Accompanying air emissions from combustion include a huge amount of carbon dioxide (CO2), which, while not poisonous, is a greenhouse gas which is thought to make a major contribution to global climate change. The buildup of carbon dioxide prevents heat from escaping the atmosphere and leads to global warming. The combustion of fossil fuels – any fuel containing carbon atoms, including coal, natural gas, oil, and wood, produces carbon dioxide upon combustion. The sulfur dioxide and nitrogen oxides released contribute to acid rain, which is severely damaging to the environment. In my opinion, we need more incentive and consumer education to convert our energy sources to those that have less negative environmental impact.

It is very hard for me to sort out what environmental disasters are caused by poor human choices and which are not. Many writers begin with strong biases, arguing that either we are in the process of destroying life on the planet or that natural changes occur over time that are not the result of human behavior. I believe that both factors are in play, and that we need to do everything we can to minimize the effects of environmental damage resulting from human behavior. We need to look at the studies done by respectable scientists and respected institutions that have an objective view and have no vested interest on these issues. That is not always so easy to do, and even objective, well-meaning scientists make mistakes.

Let’s look at just a specific current issue, starting close to home with the California drought. Our son is a professor at Loyola Marymount University in Los Angeles, so I hear a lot about this issue. California is having serious water shortages and forest fires. Is this the fault of human behavior or merely a cyclic issue of low rainfall? A vigorous argument is taking place on both sides of this issue, but meanwhile California is having an environmental crisis.
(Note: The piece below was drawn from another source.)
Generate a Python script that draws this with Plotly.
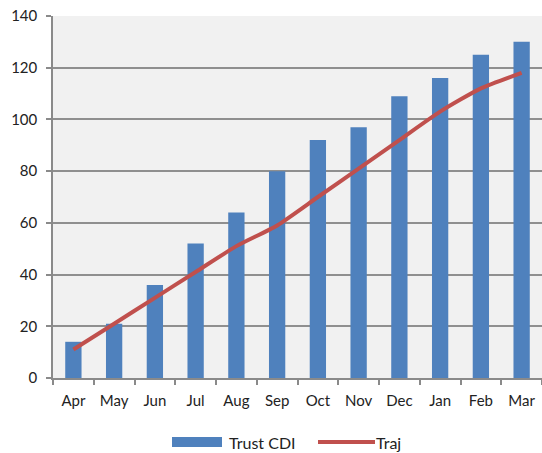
import plotly.graph_objects as go

months = ["Apr", "May", "Jun", "Jul", "Aug", "Sep", "Oct", "Nov", "Dec", "Jan", "Feb", "Mar"]
trust_cdi = [14, 21, 36, 52, 64, 80, 92, 97, 109, 116, 125, 130]
traj = [11, 21, 31, 41, 51, 59, 70, 81, 92, 103, 112, 118]
y_ticks = [0, 20, 40, 60, 80, 100, 120, 140]

BAR_COLOR = "#4F81BD"
LINE_COLOR = "#C0504D"
FONT = "Lato"
TEXT_COLOR = "#222"
FS = 15

fig = go.Figure()
fig.add_trace(go.Bar(x=months, y=trust_cdi, name="Trust CDI", marker=dict(color=BAR_COLOR, line=dict(width=0)),
                     showlegend=False))
fig.add_trace(go.Scatter(x=months, y=traj, name="Traj", mode="lines",
                         line=dict(color=LINE_COLOR, width=4, shape="spline", smoothing=0.6),
                         showlegend=False))

# Legend drawn as wide keys below the plot
fig.add_shape(type="rect", xref="paper", yref="paper", x0=(172 - 53) / 489, x1=(222 - 53) / 489,
              y0=-(447 - 378) / 362, y1=-(437 - 378) / 362, fillcolor=BAR_COLOR, line=dict(width=0))
fig.add_annotation(xref="paper", yref="paper", x=(227 - 53) / 489, y=-(442 - 378) / 362, text="Trust CDI",
                   showarrow=False, xanchor="left", yanchor="middle", font=dict(family=FONT, size=16, color=TEXT_COLOR))
fig.add_shape(type="line", xref="paper", yref="paper", x0=(318 - 53) / 489, x1=(375 - 53) / 489,
              y0=-(442 - 378) / 362, y1=-(442 - 378) / 362, line=dict(color=LINE_COLOR, width=4))
fig.add_annotation(xref="paper", yref="paper", x=(374 - 53) / 489, y=-(442 - 378) / 362, text="Traj",
                   showarrow=False, xanchor="left", yanchor="middle", font=dict(family=FONT, size=16, color=TEXT_COLOR))

fig.update_layout(
    width=542, height=453,
    margin=dict(l=53, r=0, t=16, b=75),
    paper_bgcolor="white",
    plot_bgcolor="#F1F1F1",
    bargap=0.6,
    font=dict(family=FONT, size=FS, color=TEXT_COLOR),
    xaxis=dict(type="category", showgrid=False, showline=True, linecolor="#8a8a8a", linewidth=1.5,
               ticks="outside", tickson="boundaries", ticklen=5, tickcolor="#8a8a8a", tickwidth=1.5,
               ticklabelstandoff=8, tickangle=0, automargin=False,
               tickfont=dict(family=FONT, size=FS, color=TEXT_COLOR)),
    yaxis=dict(range=[0, 140], tickvals=y_ticks, showgrid=True, gridcolor="#8f8f8f", gridwidth=1.5,
               showline=True, linecolor="#8a8a8a", linewidth=1.5, zeroline=False,
               ticks="outside", ticklen=5, tickcolor="#8a8a8a", tickwidth=1.5,
               ticklabelstandoff=6, automargin=False,
               tickfont=dict(family=FONT, size=FS, color=TEXT_COLOR)),
)

fig.write_html("out.html")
So, there are things that we know damage the environment and there are those which may damage the environment. These issues have a strong connection to corporate profit, and we have strong emotional attitudes that may or may not be scientifically supported. So, for all its worth, here’s my opinion. We should strongly support scientific study by reliable organizations, without vested interest, that look at these issues. We will find some clear answers (try to produce clean energy), some issues clearly not proven, and those that need more study. One of the hardest aspects is that no one has control over world-wide polices. Each government makes its own decisions, and there is no global policy or law to fall back upon.

Here are a few specific things that I personally feel strongly about. (1) Solar energy should be an attractive option to anyone building a new home. The cost would be negligible when dovetailed into the initial price of the dwelling. We live in a Ryan Home built in 2003-2004, and the solar option was not made available to us. A strong government program with tax incentives should be promoted to encourage people to initially install or convert to solar energy.

(2) Industry should be given financial encouragement, coupled with appropriate limiting legislation, to use earth-friendly production procedures. But, what can we do about foreign countries (like China) over whom we have no control? I’ll write on some more specific aspects of this issue in subsequent articles.

Now let’s close, with a bit of pseudoscience. There has been a great deal of promotion for the use of Omega-3 fatty acids and antioxidants to promote brain health, particularly to prevent cognitive decline in older people. A recent study by the National Institutes of Health, which included a study of 3500 subjects with an average age of 73, found no differences whatsoever among users of the supplements and the placebo group. So, my suggestion is to eat fish and enjoy both its taste and potential health benefits, but don’t expect these commercial supplements will keep your brain young!